In Francia nel 1975 il 50% dei tredicenni frequentava l’orientamento tecnologico, oggi è ridotto al 10% mentre il 90% frequenta l’orientamento generale. Nel 1960 circa il 55% frequentava i licei e il 45% i licei professionali, oggi il 66% frequenta i licei e solo il 33% frequenta i licei professionali.

In Spagna, dove non esistono vie di mezzo, solo il 39% dei ragazzi frequenta la formazione professionale e il paese manca di tecnici e operai specializzati, mentre il 61% frequenta i licei.

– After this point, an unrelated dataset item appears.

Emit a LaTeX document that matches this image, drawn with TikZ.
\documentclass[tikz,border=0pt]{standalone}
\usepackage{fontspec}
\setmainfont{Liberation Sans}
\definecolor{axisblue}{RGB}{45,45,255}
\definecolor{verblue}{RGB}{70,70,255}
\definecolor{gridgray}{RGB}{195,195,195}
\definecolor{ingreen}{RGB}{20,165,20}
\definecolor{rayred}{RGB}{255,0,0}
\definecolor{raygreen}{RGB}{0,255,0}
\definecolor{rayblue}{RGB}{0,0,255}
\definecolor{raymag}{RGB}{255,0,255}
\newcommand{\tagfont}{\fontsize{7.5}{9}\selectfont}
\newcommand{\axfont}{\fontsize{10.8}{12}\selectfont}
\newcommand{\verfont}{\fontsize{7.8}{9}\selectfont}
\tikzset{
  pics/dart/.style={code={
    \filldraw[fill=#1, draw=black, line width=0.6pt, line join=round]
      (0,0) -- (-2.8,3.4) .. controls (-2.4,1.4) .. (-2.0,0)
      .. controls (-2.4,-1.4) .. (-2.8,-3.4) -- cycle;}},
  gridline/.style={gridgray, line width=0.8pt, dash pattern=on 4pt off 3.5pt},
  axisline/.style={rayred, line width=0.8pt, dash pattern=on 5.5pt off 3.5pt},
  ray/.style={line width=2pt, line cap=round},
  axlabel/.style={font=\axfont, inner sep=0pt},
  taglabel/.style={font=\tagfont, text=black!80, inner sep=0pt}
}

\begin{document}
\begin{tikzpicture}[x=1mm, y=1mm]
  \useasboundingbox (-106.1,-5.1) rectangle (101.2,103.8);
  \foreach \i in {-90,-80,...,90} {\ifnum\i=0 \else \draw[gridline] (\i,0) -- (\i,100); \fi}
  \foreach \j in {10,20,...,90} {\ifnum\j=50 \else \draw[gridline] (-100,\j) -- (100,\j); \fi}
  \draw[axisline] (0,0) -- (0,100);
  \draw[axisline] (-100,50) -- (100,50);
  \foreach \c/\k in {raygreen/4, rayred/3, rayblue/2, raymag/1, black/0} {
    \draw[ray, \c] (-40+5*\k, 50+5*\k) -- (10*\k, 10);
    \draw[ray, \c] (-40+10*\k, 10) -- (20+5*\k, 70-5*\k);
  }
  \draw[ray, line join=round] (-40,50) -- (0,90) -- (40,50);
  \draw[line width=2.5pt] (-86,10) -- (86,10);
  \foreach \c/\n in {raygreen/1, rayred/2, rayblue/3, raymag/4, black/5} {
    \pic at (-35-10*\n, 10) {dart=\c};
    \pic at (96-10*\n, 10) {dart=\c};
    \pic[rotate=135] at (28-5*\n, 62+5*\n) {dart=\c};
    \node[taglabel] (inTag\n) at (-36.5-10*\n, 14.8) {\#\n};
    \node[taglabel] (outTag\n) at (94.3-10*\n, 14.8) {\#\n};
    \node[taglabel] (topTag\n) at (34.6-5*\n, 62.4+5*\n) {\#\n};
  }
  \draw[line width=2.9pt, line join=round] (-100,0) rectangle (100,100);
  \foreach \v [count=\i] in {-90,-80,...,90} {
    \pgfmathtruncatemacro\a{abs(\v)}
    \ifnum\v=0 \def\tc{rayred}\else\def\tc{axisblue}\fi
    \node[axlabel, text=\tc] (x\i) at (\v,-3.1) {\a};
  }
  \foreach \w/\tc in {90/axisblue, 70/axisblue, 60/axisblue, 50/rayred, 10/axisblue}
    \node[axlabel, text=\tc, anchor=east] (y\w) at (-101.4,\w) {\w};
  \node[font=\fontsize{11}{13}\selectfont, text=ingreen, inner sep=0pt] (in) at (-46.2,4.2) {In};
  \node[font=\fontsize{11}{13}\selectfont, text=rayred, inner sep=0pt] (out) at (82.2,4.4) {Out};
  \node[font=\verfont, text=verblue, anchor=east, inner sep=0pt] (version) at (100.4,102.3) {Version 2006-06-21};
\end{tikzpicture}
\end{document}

In Italia l’istruzione tecnica è in calo da anni. Aumenta la frequenza ai licei: le femmine quattordicenni lo frequentano già per il 49%. Dal 2002 è in calo anche l’istruzione professionale che da un + 5% ( effetto obbligo scolastico a 15 anni) è passata a un – 1,2% ( effetto ritorno obbligo scolastico a 14 anni).

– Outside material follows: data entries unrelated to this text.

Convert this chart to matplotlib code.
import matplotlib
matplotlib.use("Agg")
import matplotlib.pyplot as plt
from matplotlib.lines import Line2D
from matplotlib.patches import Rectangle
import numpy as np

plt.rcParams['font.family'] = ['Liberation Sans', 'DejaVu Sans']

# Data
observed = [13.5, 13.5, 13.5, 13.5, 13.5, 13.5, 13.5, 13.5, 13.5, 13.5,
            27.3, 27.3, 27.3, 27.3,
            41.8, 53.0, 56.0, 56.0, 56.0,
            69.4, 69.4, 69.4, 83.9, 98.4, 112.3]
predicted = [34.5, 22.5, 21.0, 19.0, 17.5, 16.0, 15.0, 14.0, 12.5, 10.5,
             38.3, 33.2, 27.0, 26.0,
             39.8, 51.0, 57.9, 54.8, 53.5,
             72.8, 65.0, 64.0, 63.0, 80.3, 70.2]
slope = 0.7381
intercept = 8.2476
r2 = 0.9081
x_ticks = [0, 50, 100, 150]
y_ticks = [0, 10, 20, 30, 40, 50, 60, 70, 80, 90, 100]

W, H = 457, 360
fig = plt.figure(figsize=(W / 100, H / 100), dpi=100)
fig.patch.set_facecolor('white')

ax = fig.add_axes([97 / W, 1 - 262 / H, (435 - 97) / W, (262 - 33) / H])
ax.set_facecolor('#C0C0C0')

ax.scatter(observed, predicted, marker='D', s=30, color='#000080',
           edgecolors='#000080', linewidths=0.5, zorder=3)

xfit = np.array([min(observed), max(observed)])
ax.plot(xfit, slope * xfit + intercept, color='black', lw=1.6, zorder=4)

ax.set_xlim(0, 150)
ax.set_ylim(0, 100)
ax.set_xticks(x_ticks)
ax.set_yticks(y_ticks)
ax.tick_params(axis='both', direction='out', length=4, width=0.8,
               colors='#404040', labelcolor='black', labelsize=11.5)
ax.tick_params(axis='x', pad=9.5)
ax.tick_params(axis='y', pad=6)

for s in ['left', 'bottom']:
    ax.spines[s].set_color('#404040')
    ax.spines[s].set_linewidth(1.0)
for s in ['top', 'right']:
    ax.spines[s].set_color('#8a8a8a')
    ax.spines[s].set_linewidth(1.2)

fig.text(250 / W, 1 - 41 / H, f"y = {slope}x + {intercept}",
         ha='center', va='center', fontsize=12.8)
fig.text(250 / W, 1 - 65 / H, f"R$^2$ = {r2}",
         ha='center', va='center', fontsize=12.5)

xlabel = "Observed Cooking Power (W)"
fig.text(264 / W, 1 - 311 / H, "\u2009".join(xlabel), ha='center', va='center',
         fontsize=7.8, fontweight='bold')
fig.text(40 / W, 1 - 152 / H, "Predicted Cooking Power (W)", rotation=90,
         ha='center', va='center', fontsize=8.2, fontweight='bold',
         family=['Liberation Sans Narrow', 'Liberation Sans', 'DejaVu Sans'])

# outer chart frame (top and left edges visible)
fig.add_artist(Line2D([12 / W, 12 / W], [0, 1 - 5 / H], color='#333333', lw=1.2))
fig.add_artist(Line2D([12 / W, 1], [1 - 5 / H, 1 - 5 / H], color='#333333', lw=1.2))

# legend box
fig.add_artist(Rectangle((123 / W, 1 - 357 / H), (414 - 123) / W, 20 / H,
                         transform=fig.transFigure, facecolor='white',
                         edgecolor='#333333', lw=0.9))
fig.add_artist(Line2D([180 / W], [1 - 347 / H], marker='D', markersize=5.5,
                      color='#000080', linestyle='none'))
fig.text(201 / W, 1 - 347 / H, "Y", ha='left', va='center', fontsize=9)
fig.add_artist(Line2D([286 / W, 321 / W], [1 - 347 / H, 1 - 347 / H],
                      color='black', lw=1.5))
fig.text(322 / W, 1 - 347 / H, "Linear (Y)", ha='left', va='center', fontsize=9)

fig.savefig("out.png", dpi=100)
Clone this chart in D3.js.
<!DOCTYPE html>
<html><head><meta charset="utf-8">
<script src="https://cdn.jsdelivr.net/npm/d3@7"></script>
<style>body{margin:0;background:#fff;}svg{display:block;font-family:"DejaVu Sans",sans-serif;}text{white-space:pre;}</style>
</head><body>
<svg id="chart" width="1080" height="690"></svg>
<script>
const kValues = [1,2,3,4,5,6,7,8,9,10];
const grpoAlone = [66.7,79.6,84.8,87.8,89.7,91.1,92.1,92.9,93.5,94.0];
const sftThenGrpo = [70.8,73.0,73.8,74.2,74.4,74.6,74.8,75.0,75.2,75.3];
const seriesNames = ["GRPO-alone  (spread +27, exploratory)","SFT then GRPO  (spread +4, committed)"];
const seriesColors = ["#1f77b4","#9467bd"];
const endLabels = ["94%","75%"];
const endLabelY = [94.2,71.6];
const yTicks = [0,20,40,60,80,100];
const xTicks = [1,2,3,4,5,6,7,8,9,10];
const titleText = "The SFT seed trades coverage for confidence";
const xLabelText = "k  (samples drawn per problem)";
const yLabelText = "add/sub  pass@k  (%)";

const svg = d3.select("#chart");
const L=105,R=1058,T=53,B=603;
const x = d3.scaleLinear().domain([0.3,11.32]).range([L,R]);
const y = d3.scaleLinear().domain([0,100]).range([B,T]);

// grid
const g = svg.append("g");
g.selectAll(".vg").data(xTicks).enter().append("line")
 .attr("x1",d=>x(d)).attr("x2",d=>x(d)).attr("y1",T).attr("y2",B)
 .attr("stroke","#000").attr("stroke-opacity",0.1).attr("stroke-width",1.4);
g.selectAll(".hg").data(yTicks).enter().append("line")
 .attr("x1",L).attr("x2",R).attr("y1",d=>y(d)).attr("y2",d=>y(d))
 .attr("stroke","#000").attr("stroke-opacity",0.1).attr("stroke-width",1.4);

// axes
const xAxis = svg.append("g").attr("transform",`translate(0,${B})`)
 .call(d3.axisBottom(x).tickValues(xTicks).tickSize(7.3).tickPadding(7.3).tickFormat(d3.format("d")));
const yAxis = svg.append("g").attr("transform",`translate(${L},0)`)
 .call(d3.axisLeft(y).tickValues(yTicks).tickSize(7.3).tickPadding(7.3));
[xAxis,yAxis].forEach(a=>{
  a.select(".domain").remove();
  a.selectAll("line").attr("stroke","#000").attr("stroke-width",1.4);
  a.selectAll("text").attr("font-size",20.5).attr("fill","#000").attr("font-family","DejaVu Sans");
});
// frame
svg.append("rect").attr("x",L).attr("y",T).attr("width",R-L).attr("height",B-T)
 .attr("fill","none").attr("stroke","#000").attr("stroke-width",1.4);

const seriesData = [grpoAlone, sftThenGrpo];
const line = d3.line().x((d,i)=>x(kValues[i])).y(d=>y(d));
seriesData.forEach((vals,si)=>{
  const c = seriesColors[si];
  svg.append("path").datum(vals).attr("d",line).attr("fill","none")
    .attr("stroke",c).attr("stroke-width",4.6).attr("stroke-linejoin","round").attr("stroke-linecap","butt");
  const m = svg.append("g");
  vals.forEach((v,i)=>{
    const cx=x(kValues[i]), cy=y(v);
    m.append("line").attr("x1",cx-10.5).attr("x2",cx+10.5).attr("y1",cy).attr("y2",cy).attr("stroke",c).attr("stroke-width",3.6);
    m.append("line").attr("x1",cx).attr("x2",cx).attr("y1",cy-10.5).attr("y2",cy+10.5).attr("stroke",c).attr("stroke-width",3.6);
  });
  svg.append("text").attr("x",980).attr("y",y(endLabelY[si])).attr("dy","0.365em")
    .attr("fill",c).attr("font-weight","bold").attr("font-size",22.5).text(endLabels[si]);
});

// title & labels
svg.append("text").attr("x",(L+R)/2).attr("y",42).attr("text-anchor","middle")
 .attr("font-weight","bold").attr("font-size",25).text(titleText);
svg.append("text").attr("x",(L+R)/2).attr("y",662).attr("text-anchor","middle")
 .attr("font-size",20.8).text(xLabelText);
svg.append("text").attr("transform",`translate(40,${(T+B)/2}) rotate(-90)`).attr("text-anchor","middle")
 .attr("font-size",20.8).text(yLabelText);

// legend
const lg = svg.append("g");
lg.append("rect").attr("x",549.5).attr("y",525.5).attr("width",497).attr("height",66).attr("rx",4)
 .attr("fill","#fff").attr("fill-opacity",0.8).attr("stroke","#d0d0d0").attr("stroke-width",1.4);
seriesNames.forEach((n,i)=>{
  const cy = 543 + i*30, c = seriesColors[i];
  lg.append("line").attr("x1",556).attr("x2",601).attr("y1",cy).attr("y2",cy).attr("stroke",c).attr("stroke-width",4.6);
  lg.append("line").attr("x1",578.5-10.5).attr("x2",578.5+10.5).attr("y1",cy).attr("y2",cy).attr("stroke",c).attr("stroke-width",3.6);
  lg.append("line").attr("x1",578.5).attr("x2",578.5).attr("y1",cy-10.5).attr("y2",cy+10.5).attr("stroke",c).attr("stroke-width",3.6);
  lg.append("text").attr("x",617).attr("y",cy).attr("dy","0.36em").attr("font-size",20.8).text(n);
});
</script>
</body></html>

In Italia c’è già una situazione dove non esistendo la istruzione professionale di stato la scelta è tra scuola statale o formazione professionale, una buona formazione professionale. Ma in Trentino solo il 14% va alla formazione professionale, mentre nella istruzione professionale nazionale siamo al 23%. In assenza di istruzione professionale un bel pezzo sceglie l’istruzione tecnica. Perché? Perché la formazione professionale non è considerata scuola.

I tecnici

Dunque l’utenza correggerà i processi di eliminazione dei posti dalla scuola statale. Ma c’è una categoria di insegnanti che avrà poco beneficio anche da ciò. Anzi molti si troveranno in una posizione ben peggiore del passaggio alla regione: quella della perdita del posto. E’ la categoria degli insegnanti tecnici, non solo i pratici ma anche i teorici. Essi a bocce ferme dovevano essere destinati nella stragrande maggioranza all’istruzione professionale regionale. Ma oggi,questi insegnanti non solo corrono il rischio nell’istruzione regionale non ci siano tutti gli alunni che ci sono oggi nei tecnici e nei professionali, ma per come sono impostati gli orari dei professionali essi sanno già a priori che non vi saranno posti, quand’anche vi fossero gli alunni. Ed è solo un leggero palliativo il fatto che le ore opzionali obbligatorie del tecnologico siano passate da 3 a 10 nell’ultima versione del decreto: non compensa comunque le perdite rispetto all’istituto tecnico attuale ( si perdono almeno una cattedra e un posto di laboratorio per corso!) e il taglio drastico che questo personale ha anche nei professionali dove insegnamenti tecnici e laboratori saranno sostituiti dall’addestramento al lavoro. Per cui anche nell’ipotesi di una distribuzione dell’utenza al 50% tra i due sistemi non ne trarranno grande beneficio.

Gli altri insegnanti.

Tra gli altri insegnanti la perdita oscillerà tra i 30.000 e 45.000 posti a bocce ferme, ma si accentuerà se l’utenza si sposterà di più verso il professionale. Naturalmente questa perdita sarà differente da disciplina a disciplina. Già ora gareggiano per il “primato del danno” gli insegnanti di diritto esclusi dal tecnologico (e presumibilmente anche da una parte del professionale) e quelli di educazione fisica che hanno la cattedra dimezzata in tutti i licei. Ma a loro si aggiungono quelli di economia aziendale, di trattamento testi e numerosi altri fino a lettere. Chi non è colpito dalla riduzione di ore lo sarà dalle modifiche di cattedra (ad esempio la cattedra di filosofia nello scientifico passa da 2 a 2 corsi e mezzo). E adesso si capirà a che cosa serviva il principio del completamento della cattedra a 18 ore!